Le port de Grande-Anse sur le Saguenay est une infrastructure régionale présentant un des plus forts potentiels de développement économique. Il est donc intéressant de se rappeler les raisons initiales qui ont justifié, il y a plus de 30 ans, la construction sur ce site de ces installations portuaires.
Il faut d’abord distinguer Grande-Anse des Installations portuaires privées de Rio Tinto Alcan (RTA). Alors que les installations portuaires de RTA sur la Baie des Ha ! Ha! sont pratiquement dédiées à 100 % à l’usage interne de la compagnie, Grande-Anse est un port public, géré par Port Saguenay, une corporation qui relève des lois fédérales.
L’histoire de Grande-Anse est liée au port public qui était localisé au cœur de Chicoutimi et qui s’était spécialisé au fil des années dans l’importation des produits pétroliers. La zone portuaire de Chicoutimi s’est donc graduellement peuplée d’une véritable forêt de réservoirs de carburants aux formes et couleurs variées, dont l’omniprésence fut de plus en plus questionnée par la population de la ville.
Au tournant des années 1980, les autorités portuaires de Chicoutimi décidèrent de construire un nouveau port de mer sur le Saguenay, destiné à recevoir de grands navires de transport de produits pétroliers et ainsi déplacer définitivement les réservoirs du Centre-Ville de Chicoutimi.
Plusieurs sites potentiels furent alors évalués, dont l’Anse-à-Pelletier à St-Fulgence, qui présentait de bonnes qualités sur le plan maritime, mais avait trop de lacunes quant à l’aménagement près du port d’un parc de réservoirs pétrolier, le site du Quai Albert-Maltais, dans le chemin St-Martin aux limites de Chicoutimi, était performant pour accueillir les réservoirs, mais présentait trop de contraintes maritimes pour être retenu (même si on y érigeait un nouveau quai), le site de l’Anse à Benjamin, sur le côté nord de la Baie des Ha ! Ha ! avait d’excellentes qualités maritimes (il deviendra plus tard le site de la marina de La Baie), mais la nature argileuse des terres environnantes limitait fortement l’aménagement d’un parc de réservoirs pétrolier adjacent au futur quai.
Le site de Grande-Anse, situé directement sur le Saguenay et à l’écart des zones habitées, présentait plusieurs caractéristiques favorables tant au niveau de la navigation maritime qu’au niveau des zones d’accueils des réservoirs. En fait, un des seuls désavantages du site de Grande-Anse était que 450 pieds de hauteur séparent les plateaux rocheux environnants du quai proprement dit.

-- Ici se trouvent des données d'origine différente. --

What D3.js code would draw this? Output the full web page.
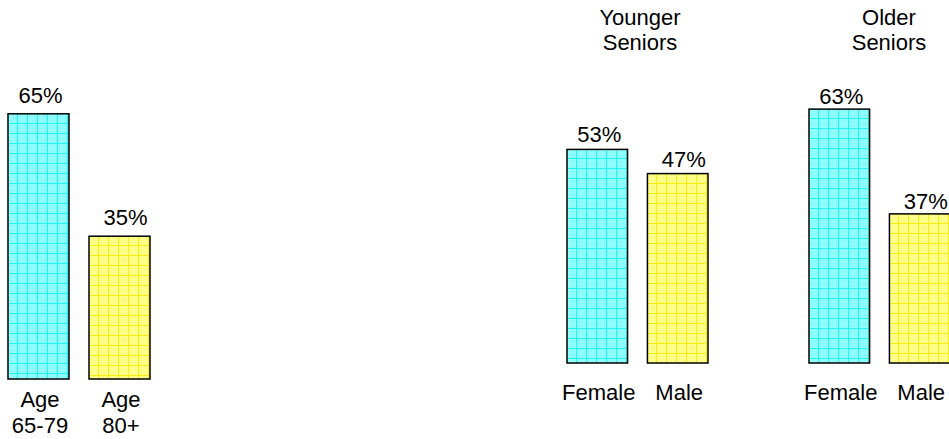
<!DOCTYPE html>
<html>
<head>
<meta charset="utf-8">
<script src="https://cdn.jsdelivr.net/npm/d3@7"></script>
<style>
  html, body { margin: 0; padding: 0; background: #fff; }
  svg { display: block; }
  text { font-family: "Liberation Sans", Arial, sans-serif; font-size: 22px; fill: #000; }
</style>
</head>
<body>
<div id="chart"></div>
<script>
'use strict';

const W = 949, H = 439;

// data
const AGE_CATS = [['Age', '65-79'], ['Age', '80+']];
const AGE_VALUES = [65, 35];
const YOUNG_TITLE = ['Younger', 'Seniors'];
const YOUNG_CATS = [['Female'], ['Male']];
const YOUNG_VALUES = [53, 47];
const OLD_TITLE = ['Older', 'Seniors'];
const OLD_CATS = [['Female'], ['Male']];
const OLD_VALUES = [63, 37];

const FILLS = ['cyan', 'yellow'];

// layout for each panel (positions only, no data)
const PANELS = [
  { cats: AGE_CATS, values: AGE_VALUES, title: null, x0: 8, x1: 150, base: 379, k: 4.08, gap: 11, catY: 407, titleX: 0 },
  { cats: YOUNG_CATS, values: YOUNG_VALUES, title: YOUNG_TITLE, x0: 567, x1: 708, base: 363, k: 4.03, gap: 7, catY: 400, titleX: 640 },
  { cats: OLD_CATS, values: OLD_VALUES, title: OLD_TITLE, x0: 809, x1: 950, base: 363, k: 4.03, gap: 5, catY: 400, titleX: 889 },
];

const svg = d3.select('#chart').append('svg')
  .attr('width', W).attr('height', H);
const defs = svg.append('defs');

// grid + dither pattern for the bars
function makePattern(id, kind, ox, oy) {
  const base = kind === 'cyan' ? '#a4ffff' : '#ffffa0';
  const dot  = kind === 'cyan' ? '#78ffff' : '#ffff70';
  const line = kind === 'cyan' ? '#20f4f4' : '#f8ec10';
  const p = defs.append('pattern')
    .attr('id', id)
    .attr('patternUnits', 'userSpaceOnUse')
    .attr('x', Math.round(ox)).attr('y', Math.round(oy))
    .attr('width', 10).attr('height', 10);
  p.append('rect').attr('width', 10).attr('height', 10).attr('fill', base);
  for (let i = 0; i < 10; i++) {
    for (let j = 0; j < 10; j++) {
      if ((i + j) % 2 === 0) p.append('rect').attr('x', i).attr('y', j).attr('width', 1).attr('height', 1).attr('fill', dot);
    }
  }
  p.append('rect').attr('x', 9).attr('y', 0).attr('width', 1).attr('height', 10).attr('fill', line);
  p.append('rect').attr('x', 0).attr('y', 9).attr('width', 10).attr('height', 1).attr('fill', line);
}

PANELS.forEach((pn, pi) => {
  const x = d3.scaleBand()
    .domain(pn.cats.map(c => c.join(' ')))
    .range([pn.x0, pn.x1])
    .paddingInner(0.247)
    .paddingOuter(0);
  const y = d3.scaleLinear()
    .domain([0, 100])
    .range([pn.base, pn.base - 100 * pn.k]);

  const g = svg.append('g');

  pn.cats.forEach((c, i) => {
    const key = c.join(' ');
    const bx = x(key), bw = x.bandwidth();
    const by = y(pn.values[i]);
    const pid = `pat-${pi}-${i}`;
    makePattern(pid, FILLS[i], bx, by);

    g.append('rect')
      .attr('x', bx).attr('y', by)
      .attr('width', bw).attr('height', y(0) - by)
      .attr('fill', `url(#${pid})`)
      .attr('stroke', '#000').attr('stroke-width', 1.5);

    // value label
    g.append('text')
      .attr('x', bx + bw / 2 + (i === 0 ? 2 : 6))
      .attr('y', by - pn.gap)
      .attr('text-anchor', 'middle')
      .text(d3.format('d')(pn.values[i]) + '%');

    // category label (one or two lines)
    c.forEach((line, li) => {
      g.append('text')
        .attr('x', bx + bw / 2 + 1.5)
        .attr('y', pn.catY + li * 26)
        .attr('text-anchor', 'middle')
        .text(line);
    });
  });

  if (pn.title) {
    pn.title.forEach((line, li) => {
      g.append('text')
        .attr('x', pn.titleX)
        .attr('y', 25 + li * 25)
        .attr('text-anchor', 'middle')
        .text(line);
    });
  }
});
</script>
</body>
</html>
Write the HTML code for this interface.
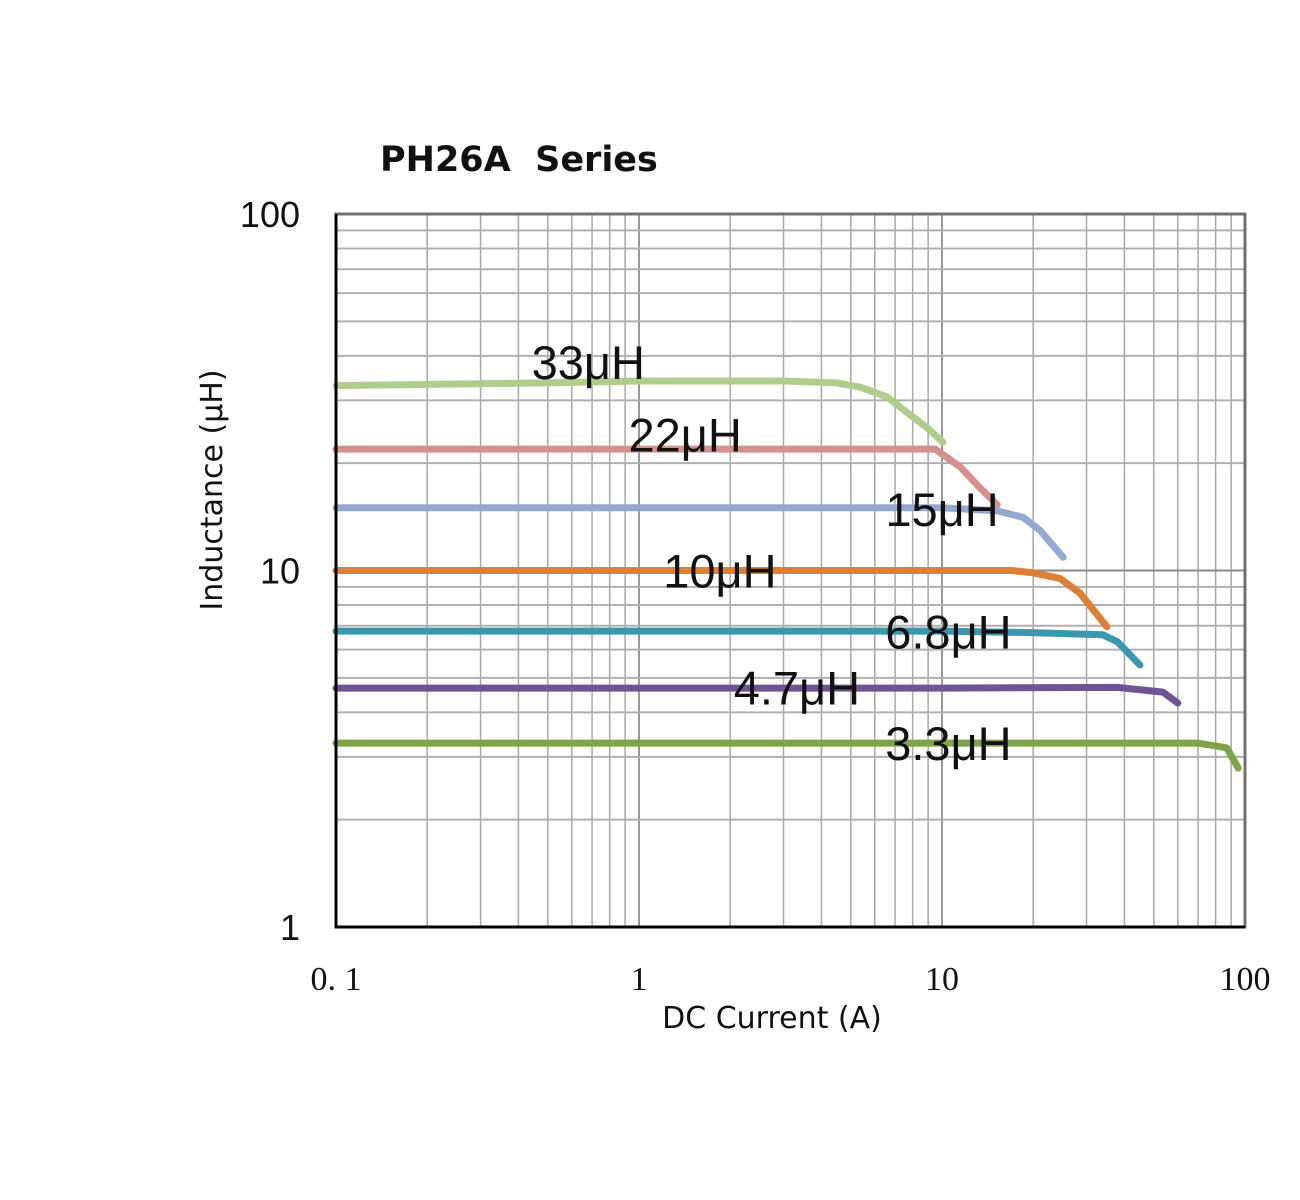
<!DOCTYPE html>
<html><head><meta charset="utf-8"><style>
html,body{margin:0;padding:0;background:#fff;}
svg{display:block;}
</style></head><body>
<svg id="chart" width="1300" height="1200" viewBox="0 0 1300 1200" xmlns="http://www.w3.org/2000/svg">
<rect width="1300" height="1200" fill="#fff"/>
<text x="380" y="171" font-family="'DejaVu Sans','Liberation Sans',sans-serif" font-weight="bold" font-size="35" fill="#111" style="white-space:pre">PH26A  Series</text>
<g id="grid"></g>
<g id="series"></g>
<g id="labels"></g>
<g id="axes"></g>
<text x="772" y="1028" text-anchor="middle" font-family="'DejaVu Sans','Liberation Sans',sans-serif" font-size="30" fill="#111">DC Current (A)</text>
<text transform="translate(222,490) rotate(-90)" text-anchor="middle" font-family="'DejaVu Sans','Liberation Sans',sans-serif" font-size="30" fill="#111">Inductance (μH)</text>
</svg>
<script>
const xTicks = [0.1, 1, 10, 100];
const xTickLabels = ["0. 1", "1", "10", "100"];
const yTicks = [1, 10, 100];
const yTickLabels = ["1", "10", "100"];
const seriesNames = ["33μH","22μH","15μH","10μH","6.8μH","4.7μH","3.3μH"];
const seriesColors = ["#b0cd8e","#d69090","#93a9d0","#dd8035","#3b97ad","#6e5494","#7ea447"];
const s33x = [0.1,0.5,1,3,4.5,5.36,6.58,8.0,9.0,10.07];
const s33y = [33.0,33.6,34.0,34.0,33.6,32.7,30.7,27.0,25.0,22.9];
const s22x = [0.1,1,5,9.5,11.5,13.3,15.2];
const s22y = [21.9,21.9,21.9,21.9,19.5,17.1,15.3];
const s15x = [0.1,1,10,15.2,18.5,21.0,25.1];
const s15y = [15.0,15.0,15.0,14.7,14.1,13.0,10.9];
const s10x = [0.1,1,10,17,20,24.5,28.5,35];
const s10y = [10.0,10.0,10.0,10.0,9.85,9.5,8.65,6.95];
const s68x = [0.1,1,10,19,34,38,45];
const s68y = [6.76,6.76,6.76,6.7,6.6,6.3,5.43];
const s47x = [0.1,1,10,37.8,53.6,60];
const s47y = [4.68,4.68,4.68,4.7,4.56,4.25];
const s33bx = [0.1,1,10,69.5,80,87,95];
const s33by = [3.28,3.28,3.28,3.28,3.22,3.18,2.79];
const seriesX = [s33x,s22x,s15x,s10x,s68x,s47x,s33bx];
const seriesY = [s33y,s22y,s15y,s10y,s68y,s47y,s33by];
const labelX = [0.68,1.42,10,1.85,10.5,3.32,10.5];
const labelY = [38.5,24.1,14.9,10.0,6.75,4.7,3.28];

const X0=336,X1=1245,Y0=927,Y1=214;
function xs(v){return X0+(Math.log10(v)+1)/3*(X1-X0);}
function ys(v){return Y0-Math.log10(v)/2*(Y0-Y1);}
const NS="http://www.w3.org/2000/svg";
function mk(tag,attrs,parent){const e=document.createElementNS(NS,tag);for(const k in attrs)e.setAttribute(k,attrs[k]);parent.appendChild(e);return e;}
const grid=document.getElementById('grid');
for(let d=-1;d<2;d++){for(let m=1;m<=10;m++){const v=m*Math.pow(10,d);const l=mk('line',{x1:xs(v),x2:xs(v),y1:Y1,y2:Y0,stroke:m==1||m==10?'#8a8a8a':'#a8a8a8','stroke-width':1.5},grid);

}}
for(let d=0;d<2;d++){for(let m=1;m<=10;m++){const v=m*Math.pow(10,d);const l=mk('line',{x1:X0,x2:X1,y1:ys(v),y2:ys(v),stroke:m==1||m==10?'#8a8a8a':'#b0b0b0','stroke-width':2},grid);

}}
const axes=document.getElementById('axes');
const fr=mk('rect',{x:X0,y:Y1,width:X1-X0,height:Y0-Y1,fill:'none',stroke:'#707070','stroke-width':3},axes);


const la=mk('line',{x1:X0,x2:X0,y1:Y1,y2:Y0+1,stroke:'#000','stroke-width':3},axes);


const ba=mk('line',{x1:X0-1,x2:X1,y1:Y0,y2:Y0,stroke:'#000','stroke-width':3},axes);


xTicks.forEach((v,i)=>{const t=mk('text',{x:xs(v),y:990,'text-anchor':'middle','font-family':"'Liberation Serif',serif",'font-size':34,fill:'#111'},axes);t.textContent=xTickLabels[i];

});
yTicks.forEach((v,i)=>{const t=mk('text',{x:300,y:ys(v)+13,'text-anchor':'end','font-family':"'Liberation Sans',sans-serif",'font-size':36,fill:'#111'},axes);t.textContent=yTickLabels[i];

});
const sg=document.getElementById('series');
seriesX.forEach((xa,i)=>{const pts=xa.map((x,j)=>xs(x).toFixed(1)+','+ys(seriesY[i][j]).toFixed(1)).join(' ');
const p=mk('polyline',{points:pts,fill:'none',stroke:seriesColors[i],'stroke-width':7,'stroke-linecap':'round','stroke-linejoin':'round'},sg);

});
const lg=document.getElementById('labels');
seriesNames.forEach((n,i)=>{const t=mk('text',{x:xs(labelX[i]),y:ys(labelY[i])+17,'text-anchor':'middle','font-family':"'Liberation Sans',sans-serif",'font-size':47,fill:'#111'},lg);t.textContent=n;

});
</script>
</body></html>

Cet important dénivelé rendait techniquement complexe et très couteuse la possibilité de faire arriver le chem in de fer directement sur les quais, en plus de limiter très sévèrement les superficies d’entreposage directement accessibles au niveau des quais. Cependant, comme les installations portuaires de Grande-Anse étaient essentiellement destinées au transbordement de produits pétroliers, ce désavantage ne fut pas considéré et le site fut retenu comme meilleur site sur le Saguenay pour un terminal pétrolier de remplacement aux installations du Centre-ville de Chicoutimi.
Le premier quai aménagé sur le site de Grande-Anse fut inauguré en 1985. Par contre, il n’y a pas eu de construction de réservoirs pétroliers sur le site à l’époque, ni après. Plus encore, les installations portuaires de Grande-Anse n’ont jamais reçu de navires pétroliers, malgré qu’elles aient été construites à cet endroit spécifiquement à cette fin. Pourtant, les réservoirs pétroliers du Centre-Ville de Chicoutimi furent tous démolis et la région est toujours parfaitement approvisionnée en produits pétroliers. Comment donc expliquer une pareille contradiction?
Cela s’explique, entre autres, par le fait qu’au cours des années, les gouvernements ont de plus en plus imposé des taxes sur les produits pétroliers entreposés, ce qui a eu pour effet d’encourager fortement la livraison directe de ces produits des raffineries aux utilisateurs (les stations-services notamment). De plus, comme le transport par camion était, et est toujours, moins réglementé, ses coûts économiques d’utilisation sont beaucoup plus bas que ceux du transport maritime ou ferroviaire, pour les distances et les quantités en cause dans le cas des produits pétroliers au Québec
L’annonce récente par le gouvernement du Québec d’une politique maritime dont l’un des axes est justement la revalorisation du transport maritime à l’intérieur du Québec est cependant porteuse d’espoirs pour un retour du transport maritime des produits pétroliers. D’autres projets liés à l’industrie minière et à l’énergie (GNL Québec) assureront éventuellement à Port Saguenay de vivre d’importants développements dans les années qui viennent.